Dass Frankreich ein vorbildlich geführter Sozialstaat in Europa ist, dachte ich mir ein Leben lang, denn 1962, als Algerien unabhängig wurde, verbrachte ich mein vorletztes Schuljahr damals in Köln. Ich staunte stets, wie es möglich war, so viele Einwanderer unter zu bringen. So ergab es sich für mich fast selbstverständlich „Europäerin" zu werden, mit dem Vorbild Frankreich.
Offenbar geht es bei den derzeitigen Unruhen um Fragen gesellschaftlicher Ungleichheit oder einfach Unzufriedenheit, weniger um Partei Politische Zugehörigkeit. Rechte und Linke vermischen sich bei den Demos der gilets jaunes.
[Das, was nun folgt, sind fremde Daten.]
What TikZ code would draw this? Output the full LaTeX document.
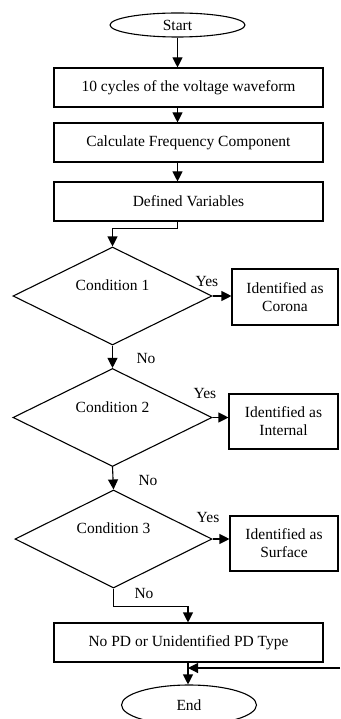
\documentclass[tikz,border=0pt]{standalone}
\usepackage{fontspec}
\setmainfont{Liberation Serif}
\usetikzlibrary{shapes.geometric,arrows.meta}
\tikzset{
  procbox/.style={draw, rectangle, minimum width=269pt, minimum height=39pt, inner sep=0pt},
  idbox/.style={draw, rectangle, minimum height=55pt, inner sep=0pt, align=center},
  termnode/.style={draw, ellipse, minimum width=135pt, inner sep=0pt},
  condnode/.style={draw, diamond, minimum width=199pt, minimum height=98pt, inner sep=0pt},
  flow/.style={-{Triangle[length=10pt,width=10pt]}},
}

\begin{document}
\begin{tikzpicture}[x=1pt, y=-1pt, line width=1.1pt, font=\fontsize{15.5}{18}\selectfont]
\useasboundingbox (0,0) rectangle (340,719) ;

\node[termnode, minimum height=24pt] (start) at (177.5,25) {Start} ;
\node[procbox] (cycles) at (188.5,87.5) {10 cycles of the voltage waveform} ;
\node[procbox] (freq) at (188.5,142.5) {Calculate Frequency Component} ;
\node[procbox] (vars) at (188.5,201.5) {Defined Variables} ;

\node[condnode, label={[yshift=11pt]center:Condition 1}] (cond1) at (112.5,296) {} ;
\node[condnode, label={[yshift=10pt]center:Condition 2}] (cond2) at (112.5,417.5) {} ;
\node[condnode, minimum width=197pt, label={[yshift=11pt]center:Condition 3}] (cond3) at (113.5,539) {} ;

\node[idbox, minimum width=106pt, minimum height=56pt] (corona) at (285,297) {Identified as\\Corona} ;
\node[idbox, minimum width=109pt] (internal) at (283.5,421.5) {Identified as\\Internal} ;
\node[idbox, minimum width=108pt] (surface) at (284,543.5) {Identified as\\Surface} ;

\node[procbox] (nopd) at (188.5,642.5) {No PD or Unidentified PD Type} ;
\node[termnode, minimum height=40pt] (end) at (189,705) {End} ;

\node (yes1) at (207,282) {Yes} ;
\node (yes2) at (205,393) {Yes} ;
\node (yes3) at (208,517) {Yes} ;
\node (no1) at (146,358) {No} ;
\node (no2) at (148,480) {No} ;
\node (no3) at (144,593) {No} ;

\coordinate (back) at (340,668) ;
\coordinate (join) at (188,668) ;

\draw[flow] (start.south) -- (start.south |- cycles.north) ;
\draw[flow] (start.south |- cycles.south) -- (start.south |- freq.north) ;
\draw[flow] (start.south |- freq.south) -- (start.south |- vars.north) ;
\draw[flow] (start.south |- vars.south) -- ++(0,7) -| (cond1.north) ;

\draw[flow] (cond1.east) -- (cond1.east -| corona.west) ;
\draw[flow] (cond2.east) -- (cond2.east -| internal.west) ;
\draw[flow] (cond3.east) -- (cond3.east -| surface.west) ;

\draw[flow] (cond1.south) -- (cond2.north) ;
\draw[flow] (cond2.south) -- (cond3.north) ;
\draw[flow] (cond3.south) -- ++(0,18) -| (join |- nopd.north) ;

\draw[flow] (join |- nopd.south) -- (join |- end.north) ;
\draw[flow] (back) -- (join) ;

\end{tikzpicture}
\end{document}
Man demonstriert die allgemeine Ratlosigkeit.
Also könnte man vielleicht fragen, wie all die Nationalstaaten Europas, die auf ihre Weise ähnliche Probleme haben, damit umgehen können, in einer Wirtschaftsgemeinschaft zu leben, die eigentlich nicht richtig „vergesellschaftet“ zu sein scheint.
Es gibt in jedem einzelnen Land ganz viele ungelöste Details, z.B. - in Rumänien werden Studienplätze für Ärzte finanziert, die dann in anderen Ländern arbeiten gehen, weil der Lohn höher ist. - Wird es in Nord Irland ein Café Europa geben, solange das Grenzproblem nicht ordentlich gelöst sein wird?
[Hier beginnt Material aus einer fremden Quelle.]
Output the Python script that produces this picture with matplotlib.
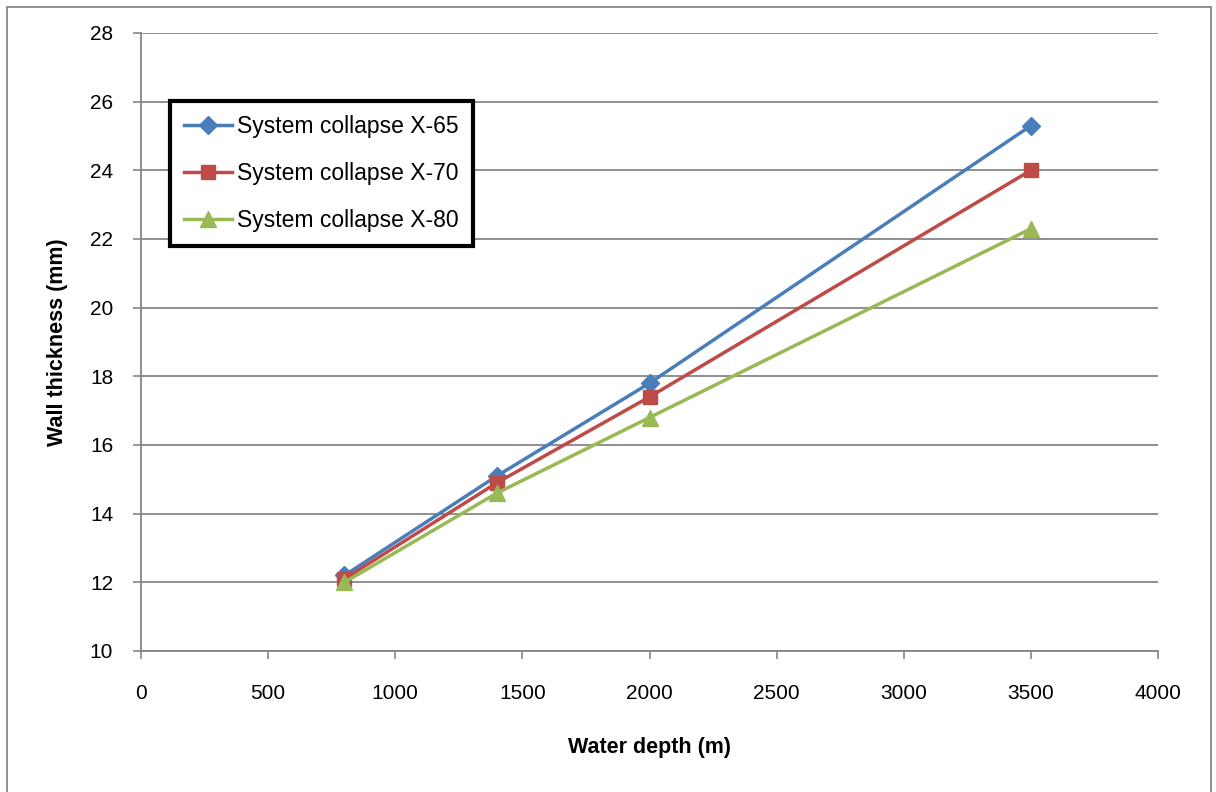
import matplotlib.pyplot as plt
from matplotlib.patches import Rectangle

plt.rcParams['font.family'] = ['Liberation Sans', 'DejaVu Sans']

# water depth (m) and wall thickness (mm) per steel grade
depth = [800, 1400, 2000, 3500]
x65 = [12.2, 15.1, 17.8, 25.3]
x70 = [12.1, 14.9, 17.4, 24.0]
x80 = [12.0, 14.6, 16.8, 22.3]

fig = plt.figure(figsize=(12.16, 7.92), dpi=100)
ax = fig.add_axes([141 / 1216, 1 - 651 / 792, 1017 / 1216, 618 / 792])

ax.plot(depth, x65, color='#4A7EBB', lw=2.5, marker='D', ms=9.5, label='System collapse X-65')
ax.plot(depth, x70, color='#BE4B48', lw=2.5, marker='s', ms=10, label='System collapse X-70')
ax.plot(depth, x80, color='#98B954', lw=2.5, marker='^', ms=11, label='System collapse X-80')

ax.set_xlim(0, 4000)
ax.set_ylim(10, 28)
ax.set_xticks(range(0, 4001, 500))
ax.set_yticks(range(10, 29, 2))
ax.grid(axis='y', color='#868686', lw=1.3)
ax.set_axisbelow(True)
for s in ['top', 'right']:
    ax.spines[s].set_visible(False)
for s in ['left', 'bottom']:
    ax.spines[s].set_color('#868686')
    ax.spines[s].set_linewidth(1.3)
ax.tick_params(axis='both', colors='#868686', labelcolor='black', labelsize=15,
               length=6, width=1.2, direction='out')
ax.tick_params(axis='x', pad=18)
ax.tick_params(axis='y', pad=14)

ax.set_xlabel('Water depth (m)', fontsize=15.5, fontweight='bold', labelpad=24)
ax.set_ylabel('Wall thickness (mm)', fontsize=15.5, fontweight='bold', labelpad=16)

leg = ax.legend(loc='upper left', bbox_to_anchor=(29 / 1017, 1 - 68 / 618), fontsize=16.5,
                frameon=True, fancybox=False, framealpha=1, handlelength=2.1,
                borderpad=0.62, labelspacing=1.04, handletextpad=0.2, borderaxespad=0)
leg.get_frame().set_edgecolor('black')
leg.get_frame().set_linewidth(3)

fig.patches.append(Rectangle((7 / 1216, -0.1), 1204 / 1216, 1.1 - 7 / 792,
                             transform=fig.transFigure, fill=False,
                             edgecolor='#868686', lw=1.3))

fig.savefig('out.png', dpi=100)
Europa ist inzwischen weniger Friedensidee als Handels- Wirtschaftsraum, auch ist es keine Republik. Doch Wirtschaft heisst nicht per se „Gemeinschaft und Gesellschaft“. So etwas wuchs aus der Geschichte und bedeutet dann eines Tages wieder Geschichte.
Also ist Frankreich weiterhin ein Vorbild für mich, wo eine Gesellschaft auf der Strasse protestiert zu Themen, die alle etwas angehen.